A: No. CPSC staff has tested about 60 children’s lunch boxes for accessible lead, a wide sample of lunch boxes which include a number of different models from a number of different manufacturers. The staff tested the inside and/or outside surfaces of each box and found no instances of hazardous levels. The test involved 30 wipes of the same area on a lunch box. The results were consistently below one microgram (one millionth of a gram) of lead per wipe. Almost 90 percent of the results were below one-tenth of a microgram of lead. This is an extremely low level of lead and does not present a health hazard to children.
Q: How can you be sure that children are not being exposed to hazardous levels of lead in their lunch boxes?

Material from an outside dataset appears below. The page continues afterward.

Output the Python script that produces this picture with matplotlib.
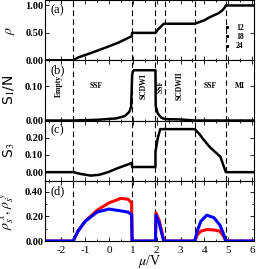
import numpy as np
import matplotlib.pyplot as plt
from matplotlib.lines import Line2D
from matplotlib.ticker import MultipleLocator

plt.rcParams['font.family'] = 'Liberation Serif'
plt.rcParams['mathtext.fontset'] = 'stix'

# phase boundaries (mu/V)
bounds = [-1.5, 0.97, 1.95, 2.35, 3.6, 4.9]

# (a) density
mu_a = [-2.7, -1.5, -1.3, -0.9, -0.33, 0.39, 0.96, 0.97, 1.95, 2.05, 2.3, 3.6,
        4.0, 4.2, 4.45, 4.6, 4.75, 4.85, 4.9, 6.1]
rho = [0, 0, 0.05, 0.11, 0.2, 0.32, 0.44, 0.5, 0.5, 0.56, 0.667, 0.667,
       0.73, 0.78, 0.83, 0.86, 0.91, 0.96, 1.0, 1.0]

# (b) structure factor S1/N
mu_b = [-2.7, -1.5, -0.5, 0.3, 0.67, 0.85, 0.93, 0.97, 1.0, 1.05, 1.95, 1.96,
        2.05, 2.2, 2.35, 3.0, 3.6, 6.1]
s1 = [0, 0, 0.002, 0.006, 0.013, 0.025, 0.04, 0.13, 0.143, 0.146, 0.146,
      0.042, 0.02, 0.008, 0.004, 0.003, 0.0, 0]

# (c) structure factor S3
mu_c = [-2.7, -1.5, -1.2, -0.76, -0.4, -0.04, 0.4, 0.8, 0.96, 0.97, 1.95, 1.95,
        2.05, 2.15, 3.6, 3.8, 3.96, 4.24, 4.67, 4.9, 6.1]
s3 = [0, 0, -0.01, -0.02, -0.015, 0.0, 0.025, 0.045, 0.054, 0.03, 0.03, 0.12,
      0.2, 0.25, 0.25, 0.22, 0.19, 0.144, 0.09, 0.0, 0]

# (d) superfluid stiffness
mu_d = [-2.7, -1.5, -1.4, -1.3, -1.0, -0.5, 0.0, 0.5, 0.8, 0.95, 0.97, 1.0,
        1.95, 1.97, 2.1, 2.2, 2.3, 3.6, 3.7, 3.85, 4.1, 4.4, 4.65, 4.8, 4.9, 6.1]
rho_x = [0, 0, 0.04, 0.08, 0.16, 0.25, 0.31, 0.347, 0.34, 0.31, 0.0, 0.0,
         0.0, 0.23, 0.17, 0.09, 0.0, 0.0, 0.05, 0.08, 0.093, 0.09, 0.08, 0.04, 0.0, 0]
rho_y = [0, 0, 0.04, 0.08, 0.16, 0.235, 0.26, 0.245, 0.235, 0.215, 0.0, 0.0,
         0.0, 0.21, 0.15, 0.07, 0.0, 0.0, 0.08, 0.16, 0.21, 0.19, 0.13, 0.06, 0.0, 0]

phase_labels = ['Empty', 'SSF', 'SCDWI', 'SSF', 'SCDWII', 'SSF', 'MI']
phase_x = [-2.1, -0.55, 1.46, 2.15, 2.98, 4.25, 5.5]
phase_rot = [90, 0, 90, 90, 90, 0, 0]

fig, axes = plt.subplots(4, 1, sharex=True, figsize=(2.56, 2.69), dpi=100)
fig.subplots_adjust(left=0.174, right=0.994, top=1.0, bottom=0.104, hspace=0)

tick_font = dict(fontsize=7.5, fontweight='bold')

ax = axes[0]
ax.plot(mu_a, rho, color='k', lw=1.8)
ax.set_ylim(0, 1.1)
ax.set_yticks([0, 0.5, 1.0])
ax.set_yticklabels(['0.00', '0.50', '1.00'], **tick_font)
ax.set_ylabel(r'$\rho$', fontsize=10)
handles = [Line2D([], [], marker='s', ms=1.2, ls='none', color='k') for _ in range(3)]
ax.legend(handles, ['12', '18', '24'], loc='lower right', frameon=False,
          prop=dict(size=5.5, weight='bold'), handlelength=0.6, handletextpad=0.9,
          labelspacing=0.15, borderaxespad=0.6, bbox_to_anchor=(0.985, 0.04))

ax = axes[1]
ax.plot(mu_b, s1, color='k', lw=1.8)
ax.set_ylim(0, 0.175)
ax.set_yticks([0, 0.1])
ax.set_yticklabels(['0.00', '0.10'], **tick_font)
ax.set_ylabel(r'S$_1$/N', fontsize=10, family='DejaVu Sans')
for lab, x, r in zip(phase_labels, phase_x, phase_rot):
    ax.text(x, 0.1, lab, rotation=r, ha='center', va='center',
            fontsize=5.5, fontweight='bold')

ax = axes[2]
ax.plot(mu_c, s3, color='k', lw=1.8)
ax.set_ylim(-0.05, 0.3)
ax.set_yticks([0, 0.1, 0.2])
ax.set_yticklabels(['0.00', '0.10', '0.20'], **tick_font)
ax.set_ylabel(r'S$_3$', fontsize=10, family='DejaVu Sans')

ax = axes[3]
ax.plot(mu_d, rho_x, color='red', lw=2.2)
ax.plot(mu_d, rho_y, color='blue', lw=2.2)
ax.set_ylim(0, 0.49)
ax.set_yticks([0, 0.2, 0.4])
ax.set_yticklabels(['0.00', '0.20', '0.40'], **tick_font)
ax.yaxis.set_minor_locator(MultipleLocator(0.1))
ax.set_ylabel(r'$\rho_s^{\ x}, \rho_s^{\ y}$', fontsize=10)
ax.set_xlim(-2.7, 6.1)
ax.set_xticks(range(-2, 7))
ax.set_xticklabels([str(v) for v in range(-2, 7)], fontsize=8)
ax.xaxis.set_minor_locator(MultipleLocator(0.5))
ax.set_xlabel(r'$\mu$/V', fontsize=10, labelpad=-1)

for ax, tag in zip(axes, ['(a)', '(b)', '(c)', '(d)']):
    for b in bounds:
        ax.axvline(b, color='k', ls=(0, (5, 3)), lw=0.8, zorder=0)
    ax.text(0.03, 0.93, tag, transform=ax.transAxes, ha='left', va='top', fontsize=9)
    ax.tick_params(which='both', direction='in', right=True, top=True, length=3, width=0.6)
    ax.tick_params(which='minor', length=1.5)
    ax.tick_params(axis='y', pad=1)
    for s in ax.spines.values():
        s.set_linewidth(0.8)
    ax.yaxis.set_label_coords(-0.13, 0.5)

fig.savefig('out.png', dpi=100)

A: CPSC tested for potential lead exposure which children might suffer through handling their lunch boxes and then putting their hands in their mouths. Based on the extremely low levels of lead found in our tests, in most cases, children would have to rub their lunch box and then lick their hands more than 600 times every day, for about 15-30 days, in order for the lunch box to present a health hazard.
Q: What is CPSC doing to prevent issues like this from coming up in the future?
A: CPSC staff encourages companies to use alternatives to lead in products intended for children. CPSC staff also recommends that manufacturers and importers of vinyl lunch boxes test their products for accessible lead using the CPSC staff’s laboratory test procedure. Finding and preventing lead hazards in children’s products is an important part of our mission and CPSC has a proven record of working with companies to recall products that pose a lead hazard to children.